A judge in Sao Paulo, Brazil, has ruled that a local brewing company must pay damages to one of its former beer tasters, after the taster alleged that his job — drinking alcohol — caused him to develop alcoholism.
In the lawsuit, the employee alleged that as part of his beer-tasting job, he was required to taste beer. Specifically, he said he typically drank between 16 and 25 small glasses of beer during each eight-hour shift, which works out to a little over three pints a day, at least five days a week, for more than a decade. (He also said he received a bottle of beer after each shift, so let’s just call it four pints a day.)
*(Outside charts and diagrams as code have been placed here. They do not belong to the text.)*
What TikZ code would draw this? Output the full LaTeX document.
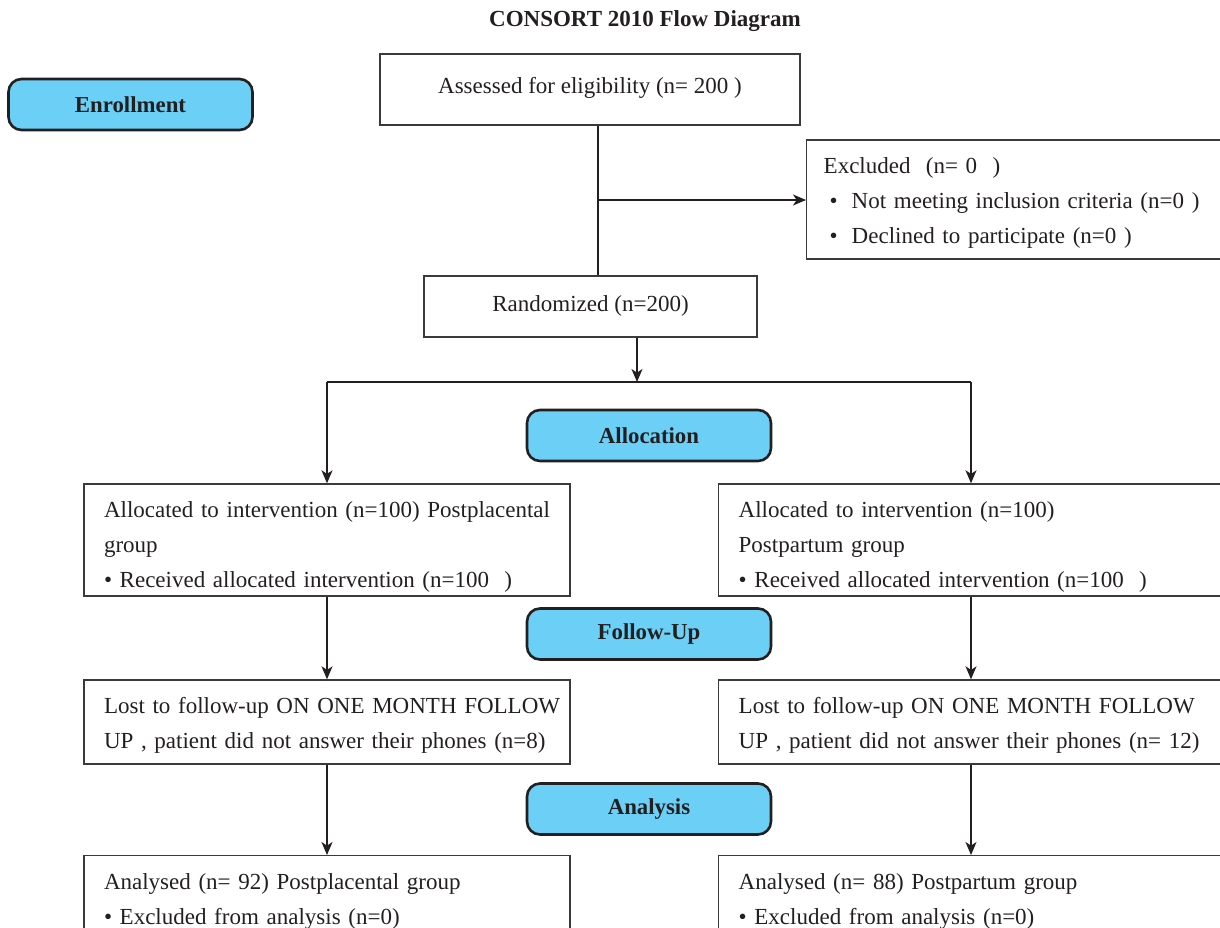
\documentclass[tikz,border=0pt]{standalone}
\usepackage{fontspec}
\setmainfont{Liberation Serif}
\usetikzlibrary{arrows.meta}
\definecolor{ink}{HTML}{231F20}
\definecolor{phase}{HTML}{6BCFF6}
\definecolor{frame}{HTML}{3A3A3A}
% raises the top of a text block by the given amount
\newcommand{\topgap}[1]{\rule{0pt}{#1}}
\begin{document}
\begin{tikzpicture}[x=0.5pt,y=-0.5pt,
  font=\fontsize{11.5}{17.5}\selectfont, text=ink,
  box/.style={draw=frame, line width=0.7pt, inner sep=0pt, align=center},
  listbox/.style={draw=frame, line width=0.7pt, inner xsep=10pt, inner ysep=0pt, align=left},
  phasebox/.style={draw=ink, fill=phase, line width=1.3pt, rounded corners=6.5pt,
    minimum width=122pt, minimum height=25.5pt, inner sep=0pt,
    font=\fontsize{11.4}{12}\selectfont\bfseries},
  link/.style={draw=ink, line width=0.75pt},
  flow/.style={link, -{Stealth[length=6.5pt,width=5.5pt,inset=1.8pt]}}
]
\useasboundingbox (0,0) rectangle (1220,927);
\clip (0,0) rectangle (1220,927);

% title and phase labels
\node[font=\fontsize{11.5}{12}\selectfont\bfseries] (title) at (645,21) {CONSORT 2010 Flow Diagram};
\node[phasebox] (enroll) at (130.5,104.5) {Enrollment};
\node[phasebox] (allocation) at (649,435.5) {Allocation};
\node[phasebox] (followup) at (649,634) {Follow-Up};
\node[phasebox] (analysis) at (649,809) {Analysis};

% enrollment
\node[box, minimum width=210pt, minimum height=35.5pt] (assessed) at (590,89.5)
  {Assessed for eligibility (n= 200 )\rule[-4pt]{0pt}{0pt}};
\node[listbox, inner xsep=8.5pt, text width=200pt, minimum height=59.5pt, anchor=west] (excluded) at (806,199.5)
  {\topgap{11pt}Excluded~~(n= 0~~)\\
   \hspace*{3pt}\textbullet\hspace{7pt}Not meeting inclusion criteria (n=0 )\\
   \hspace*{3pt}\textbullet\hspace{7pt}Declined to participate (n=0 )};
\node[box, minimum width=166.5pt, minimum height=30.5pt] (randomized) at (590.5,306.5)
  {Randomized (n=200)\rule[-3pt]{0pt}{0pt}};

% allocation
\node[listbox, text width=223pt, minimum height=56pt] (allocL) at (327,540)
  {\topgap{15pt}\mbox{Allocated to intervention (n=100) Postplacental}\\
   group\\
   \mbox{\textbullet\ Received allocated intervention (n=100~~)}};
\node[listbox, text width=241pt, minimum height=56pt, anchor=west] (allocR) at (718,540)
  {\topgap{15pt}Allocated to intervention (n=100)\\
   Postpartum group\\
   \mbox{\textbullet\ Received allocated intervention (n=100~~)}};

% follow-up
\node[listbox, text width=223pt, minimum height=42pt] (lostL) at (327,722)
  {\topgap{11pt}\mbox{Lost to follow-up ON ONE MONTH FOLLOW}\\
   \mbox{UP , patient did not answer their phones (n=8)}};
\node[listbox, text width=241pt, minimum height=42pt, anchor=west] (lostR) at (718,722)
  {\topgap{11pt}\mbox{Lost to follow-up ON ONE MONTH FOLLOW}\\
   \mbox{UP , patient did not answer their phones (n= 12)}};

% analysis
\node[listbox, text width=223pt, inner ysep=9pt, anchor=north] (anaL) at (327,855)
  {Analysed (n= 92) Postplacental group\\
   \textbullet\ Excluded from analysis (n=0)};
\node[listbox, text width=241pt, inner ysep=9pt, anchor=north west] (anaR) at (718,855)
  {Analysed (n= 88) Postpartum group\\
   \textbullet\ Excluded from analysis (n=0)};

% connectors
\coordinate (spine) at (598,200);
\coordinate (split) at (637,382);
\coordinate (rcol) at (971,0);
\draw[link] (spine |- assessed.south) -- (spine |- randomized.north);
\draw[flow] (spine) -- (excluded.west |- spine);
\draw[flow] (split |- randomized.south) -- (split);
\draw[link] (allocL.north |- split) -- (rcol |- split);
\draw[flow] (allocL.north |- split) -- (allocL.north);
\draw[flow] (rcol |- split) -- (rcol |- allocR.north);
\draw[flow] (allocL.south) -- (lostL.north);
\draw[flow] (rcol |- allocR.south) -- (rcol |- lostR.north);
\draw[flow] (lostL.south) -- (anaL.north);
\draw[flow] (rcol |- lostR.south) -- (rcol |- anaR.north);
\end{tikzpicture}
\end{document}
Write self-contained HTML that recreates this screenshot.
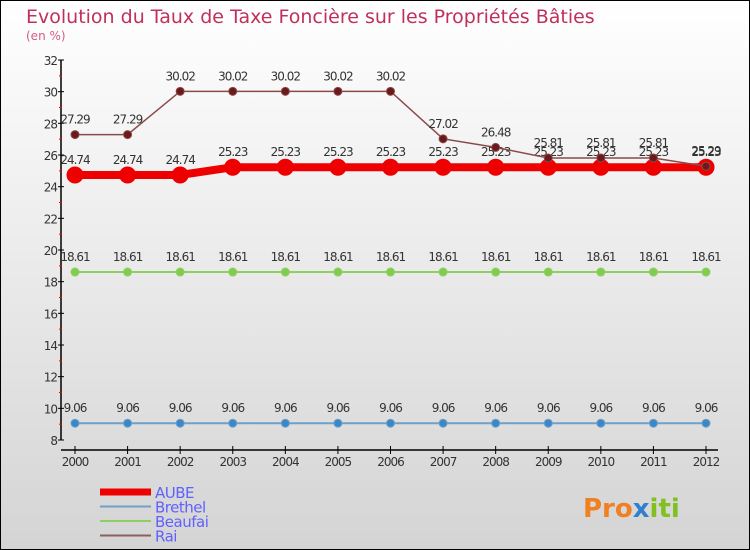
<!DOCTYPE html>
<html><head><meta charset="utf-8"><style>
body{margin:0;background:#fff}
svg{display:block;font-family:"DejaVu Sans","Liberation Sans",sans-serif}
</style></head><body>
<svg id="c" width="750" height="550" viewBox="0 0 750 550" xmlns="http://www.w3.org/2000/svg">
<defs><linearGradient id="bg" x1="0" y1="0" x2="0" y2="1"><stop offset="0" stop-color="#ffffff"/><stop offset="1" stop-color="#d4d4d4"/></linearGradient></defs>
<rect x="0.5" y="0.5" width="749" height="549" fill="url(#bg)" stroke="#000"/>
<text x="26" y="23" font-size="19" fill="#c0305a">Evolution du Taux de Taxe Foncière sur les Propriétés Bâties</text>
<text x="26" y="40" font-size="12" fill="#d06080">(en %)</text>
<g id="axes"></g>
<g id="series"></g>
<g id="legend"></g>
<text x="583" y="517" font-size="26" font-weight="bold" fill="#f08020">Pro<tspan fill="#3080d0">x</tspan><tspan fill="#80c020">iti</tspan></text>
</svg>
<script>
const years=[2000,2001,2002,2003,2004,2005,2006,2007,2008,2009,2010,2011,2012];
const yTicks=[8,10,12,14,16,18,20,22,24,26,28,30,32];
const aube=[24.74,24.74,24.74,25.23,25.23,25.23,25.23,25.23,25.23,25.23,25.23,25.23,25.23];
const brethel=[9.06,9.06,9.06,9.06,9.06,9.06,9.06,9.06,9.06,9.06,9.06,9.06,9.06];
const beaufai=[18.61,18.61,18.61,18.61,18.61,18.61,18.61,18.61,18.61,18.61,18.61,18.61,18.61];
const rai=[27.29,27.29,30.02,30.02,30.02,30.02,30.02,27.02,26.48,25.81,25.81,25.81,25.29];
const NS="http://www.w3.org/2000/svg";
const X=i=>75+i*(706-75)/(years.length-1);
const Y=v=>440-(v-8)*(380/24);
function mk(p,t,a){const e=document.createElementNS(NS,t);for(const k in a)e.setAttribute(k,a[k]);p.appendChild(e);return e;}
const ax=document.getElementById('axes');
let l=mk(ax,'line',{x1:61,y1:60,x2:61,y2:440,stroke:'#000','stroke-width':1.5});


l=mk(ax,'line',{x1:61,y1:450,x2:718,y2:450,stroke:'#000','stroke-width':1.5});


yTicks.forEach((v,i)=>{
  mk(ax,'line',{x1:58,x2:64,y1:Y(v),y2:Y(v),stroke:'#000'});
  if(i<yTicks.length-1) mk(ax,'line',{x1:59,x2:62,y1:Y(v+1),y2:Y(v+1),stroke:'#f00'});
  const t=mk(ax,'text',{x:57,y:Y(v)+5,'text-anchor':'end','font-size':12,fill:'#333','letter-spacing':'-1'});
  t.textContent=v;
  
  
});
years.forEach((y,i)=>{
  mk(ax,'line',{x1:X(i),x2:X(i),y1:446,y2:454,stroke:'#000'});
  const t=mk(ax,'text',{x:X(i),y:466,'text-anchor':'middle','font-size':12,fill:'#333','letter-spacing':'-1'});
  t.textContent=y;
  
  
});
const sg=document.getElementById('series');
function series(name,vals,color,w,r,dot){
  const g=mk(sg,'g',{});
  
  
  mk(g,'polyline',{points:vals.map((v,i)=>X(i)+','+Y(v)).join(' '),fill:'none',stroke:color,'stroke-width':w});
  vals.forEach((v,i)=>{
    const c=mk(g,'circle',{cx:X(i),cy:Y(v),r:r,fill:dot,stroke:color});
    
    
    const t=mk(g,'text',{x:X(i),y:Y(v)-11,'text-anchor':'middle','font-size':12,fill:'#333','letter-spacing':'-1'});
    t.textContent=v.toFixed(2);
    
    
  });
}
series('brethel',brethel,'#6fa0c8',2,4,'#3a88c8');
series('beaufai',beaufai,'#8ed060',2,4,'#80cc50');
series('aube',aube,'#ee0000',8,8,'#ee0000');
series('rai',rai,'#8a4a4a',1.5,4,'#6a1a1a');
const lg=document.getElementById('legend');
const items=[['AUBE','#ee0000',7],['Brethel','#6fa0c8',2],['Beaufai','#8ed060',2],['Rai','#8a6060',2]];
items.forEach((it,i)=>{
  const y=492+i*14.5;
  const g=mk(lg,'g',{});
  
  
  mk(g,'line',{x1:100,x2:151,y1:y,y2:y,stroke:it[1],'stroke-width':it[2]});
  const t=mk(g,'text',{x:155,y:y+6,'font-size':15,fill:'#6060ff','letter-spacing':'-0.5'});
  t.textContent=it[0];
});
</script>
</body></html>
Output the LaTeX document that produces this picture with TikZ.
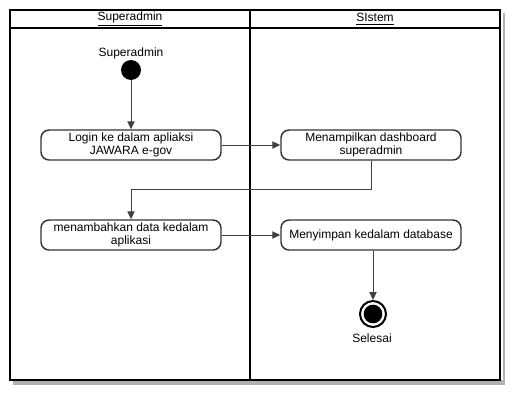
\documentclass[tikz,border=0pt]{standalone}
\usepackage{fontspec}
\setmainfont{Liberation Sans}
\usepackage{xcolor}
\definecolor{lanegray}{RGB}{178,178,178}
\definecolor{linkgray}{RGB}{64,64,64}
\usetikzlibrary{arrows.meta, positioning}

\tikzset{
  actbox/.style={draw=black!80, line width=1.1pt, rounded corners=6pt, fill=white,
    minimum width=135pt, minimum height=22.5pt, inner sep=1pt, align=center,
    font=\fontsize{9}{10}\selectfont},
  flow/.style={draw=linkgray, line width=0.75pt, -{Triangle[width=5.5pt,length=6pt]}},
  lbl/.style={font=\fontsize{9}{10}\selectfont},
}

\begin{document}
\begin{tikzpicture}[x=0.75pt, y=-0.75pt]
  \useasboundingbox (0,0) rectangle (522,400);

  % Shadow of the swimlane frame
  \fill[lanegray] (503,13) rectangle (505,385);
  \fill[lanegray] (13,380) rectangle (505,385);

  % Swimlane frame
  \draw[line width=1.5pt] (10,10) rectangle (500,380);
  \draw[line width=1.5pt] (10,28) -- (500,28);
  \draw[line width=1.5pt] (250,10) -- (250,380);
  \node[lbl] (laneA) at (130,19) {\underline{Superadmin}};
  \node[lbl] (laneB) at (375,19) {\underline{SIstem}};

  % Start
  \node[circle, fill=black, minimum size=15pt, inner sep=0pt] (start) at (131,70) {};
  \node[lbl] (startlbl) at (131,53) {Superadmin};

  % Activities
  \node[actbox] (login) at (131,145) {Login ke dalam apliaksi\\JAWARA e-gov};
  \node[actbox] (dash) at (371,145) {Menampilkan dashboard\\superadmin};
  \node[actbox] (tambah) at (131,235) {menambahkan data kedalam\\aplikasi};
  \node[actbox] (simpan) at (371,235) {Menyimpan kedalam database};

  % End
  \node[circle, draw=black, line width=1.5pt, minimum size=19.5pt, inner sep=0pt] (stop) at (373,314) {};
  \node[circle, fill=black, minimum size=14pt, inner sep=0pt] (stopdot) at (stop.center) {};
  \node[lbl] (stoplbl) at (372,338) {Selesai};

  % Flows
  \draw[flow] (start) -- (login);
  \draw[flow] (login) -- (dash);
  \draw[flow] (dash.south) -- ++(0,29) -| (tambah.north);
  \draw[flow] (tambah) -- (simpan);
  \draw[flow] (simpan.south -| stop.north) -- (stop.north);
\end{tikzpicture}
\end{document}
Hard to say whether that is really enough to turn someone into an alcoholic, but the judge accepted the employee’s argument that the company did not provide the "health measures needed to keep him from developing alcoholism." The report did not say what health measures the employee said should have been provided. The only one I can think of that would work would be to not let him drink on the job, which would sort of put a damper on his career as a beer taster.
Also, the company alleged that the employee was an alcoholic before he ever took the job as a beer taster. But the judge said the company was still negligent even on those facts, because "an alcoholic should never have been made a beer tester." So, apparently, if you need a beer taster you should not hire anyone who is an alcoholic, or anyone who is not an alcoholic (because they might become one). Or, you can hire someone in either category to be a beer taster, as long as you don’t let them drink beer on the job.
The real answer, of course, is that somebody who takes a job as a beer taster should be considered to have assumed the not-unforeseeable risk that drinking all day long every day might turn you into an alcoholic. But in Brazil, this claim earned the taster just under $50,000. Not enough to retire on, but that’ll buy a lot of beer.